begin

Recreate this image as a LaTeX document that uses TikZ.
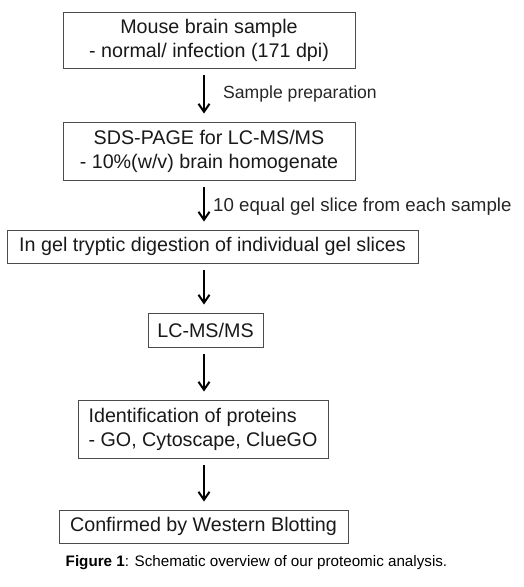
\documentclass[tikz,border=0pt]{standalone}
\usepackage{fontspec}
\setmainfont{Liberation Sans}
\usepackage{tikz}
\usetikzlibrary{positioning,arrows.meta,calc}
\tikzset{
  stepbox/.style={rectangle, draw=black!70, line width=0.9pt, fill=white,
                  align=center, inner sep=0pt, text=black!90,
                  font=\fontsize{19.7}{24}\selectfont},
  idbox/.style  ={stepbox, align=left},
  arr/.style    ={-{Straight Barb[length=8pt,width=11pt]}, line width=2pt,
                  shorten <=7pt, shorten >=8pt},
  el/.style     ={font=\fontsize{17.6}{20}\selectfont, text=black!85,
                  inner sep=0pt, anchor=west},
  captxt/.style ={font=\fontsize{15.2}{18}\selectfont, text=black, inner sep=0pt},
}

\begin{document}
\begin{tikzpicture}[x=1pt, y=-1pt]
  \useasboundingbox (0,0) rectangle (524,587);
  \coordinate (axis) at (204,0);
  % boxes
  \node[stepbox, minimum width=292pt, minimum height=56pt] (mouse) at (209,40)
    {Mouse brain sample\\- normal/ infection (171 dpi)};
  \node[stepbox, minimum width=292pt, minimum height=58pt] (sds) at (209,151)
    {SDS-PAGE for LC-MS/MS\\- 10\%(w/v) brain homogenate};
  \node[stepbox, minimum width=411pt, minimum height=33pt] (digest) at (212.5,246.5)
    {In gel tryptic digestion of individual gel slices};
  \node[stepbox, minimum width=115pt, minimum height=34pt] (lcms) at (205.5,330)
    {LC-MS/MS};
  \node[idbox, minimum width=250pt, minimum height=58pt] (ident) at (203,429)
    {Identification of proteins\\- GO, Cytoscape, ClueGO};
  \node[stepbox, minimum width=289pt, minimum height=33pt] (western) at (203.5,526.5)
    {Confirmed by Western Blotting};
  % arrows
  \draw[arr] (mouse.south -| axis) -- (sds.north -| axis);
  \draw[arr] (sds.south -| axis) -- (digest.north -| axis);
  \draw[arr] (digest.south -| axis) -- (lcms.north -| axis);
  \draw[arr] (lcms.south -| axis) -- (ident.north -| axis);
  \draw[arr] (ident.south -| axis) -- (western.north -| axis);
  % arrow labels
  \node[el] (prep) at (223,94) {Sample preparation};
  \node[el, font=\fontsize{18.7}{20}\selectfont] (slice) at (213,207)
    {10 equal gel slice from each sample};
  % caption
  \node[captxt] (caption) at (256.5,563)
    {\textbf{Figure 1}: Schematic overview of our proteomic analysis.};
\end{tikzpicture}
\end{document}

end

What is expected
Copy every line of the data exactly as written, excluding the pictures.

Solution to this problem
Recreate this image as a LaTeX document that uses TikZ.
\documentclass[tikz,border=0pt]{standalone}
\usepackage{fontspec}
\setmainfont{Liberation Sans}
\usepackage{tikz}
\usetikzlibrary{positioning,arrows.meta,calc}
\tikzset{
  stepbox/.style={rectangle, draw=black!70, line width=0.9pt, fill=white,
                  align=center, inner sep=0pt, text=black!90,
                  font=\fontsize{19.7}{24}\selectfont},
  idbox/.style  ={stepbox, align=left},
  arr/.style    ={-{Straight Barb[length=8pt,width=11pt]}, line width=2pt,
                  shorten <=7pt, shorten >=8pt},
  el/.style     ={font=\fontsize{17.6}{20}\selectfont, text=black!85,
                  inner sep=0pt, anchor=west},
  captxt/.style ={font=\fontsize{15.2}{18}\selectfont, text=black, inner sep=0pt},
}

\begin{document}
\begin{tikzpicture}[x=1pt, y=-1pt]
  \useasboundingbox (0,0) rectangle (524,587);
  \coordinate (axis) at (204,0);
  % boxes
  \node[stepbox, minimum width=292pt, minimum height=56pt] (mouse) at (209,40)
    {Mouse brain sample\\- normal/ infection (171 dpi)};
  \node[stepbox, minimum width=292pt, minimum height=58pt] (sds) at (209,151)
    {SDS-PAGE for LC-MS/MS\\- 10\%(w/v) brain homogenate};
  \node[stepbox, minimum width=411pt, minimum height=33pt] (digest) at (212.5,246.5)
    {In gel tryptic digestion of individual gel slices};
  \node[stepbox, minimum width=115pt, minimum height=34pt] (lcms) at (205.5,330)
    {LC-MS/MS};
  \node[idbox, minimum width=250pt, minimum height=58pt] (ident) at (203,429)
    {Identification of proteins\\- GO, Cytoscape, ClueGO};
  \node[stepbox, minimum width=289pt, minimum height=33pt] (western) at (203.5,526.5)
    {Confirmed by Western Blotting};
  % arrows
  \draw[arr] (mouse.south -| axis) -- (sds.north -| axis);
  \draw[arr] (sds.south -| axis) -- (digest.north -| axis);
  \draw[arr] (digest.south -| axis) -- (lcms.north -| axis);
  \draw[arr] (lcms.south -| axis) -- (ident.north -| axis);
  \draw[arr] (ident.south -| axis) -- (western.north -| axis);
  % arrow labels
  \node[el] (prep) at (223,94) {Sample preparation};
  \node[el, font=\fontsize{18.7}{20}\selectfont] (slice) at (213,207)
    {10 equal gel slice from each sample};
  % caption
  \node[captxt] (caption) at (256.5,563)
    {\textbf{Figure 1}: Schematic overview of our proteomic analysis.};
\end{tikzpicture}
\end{document}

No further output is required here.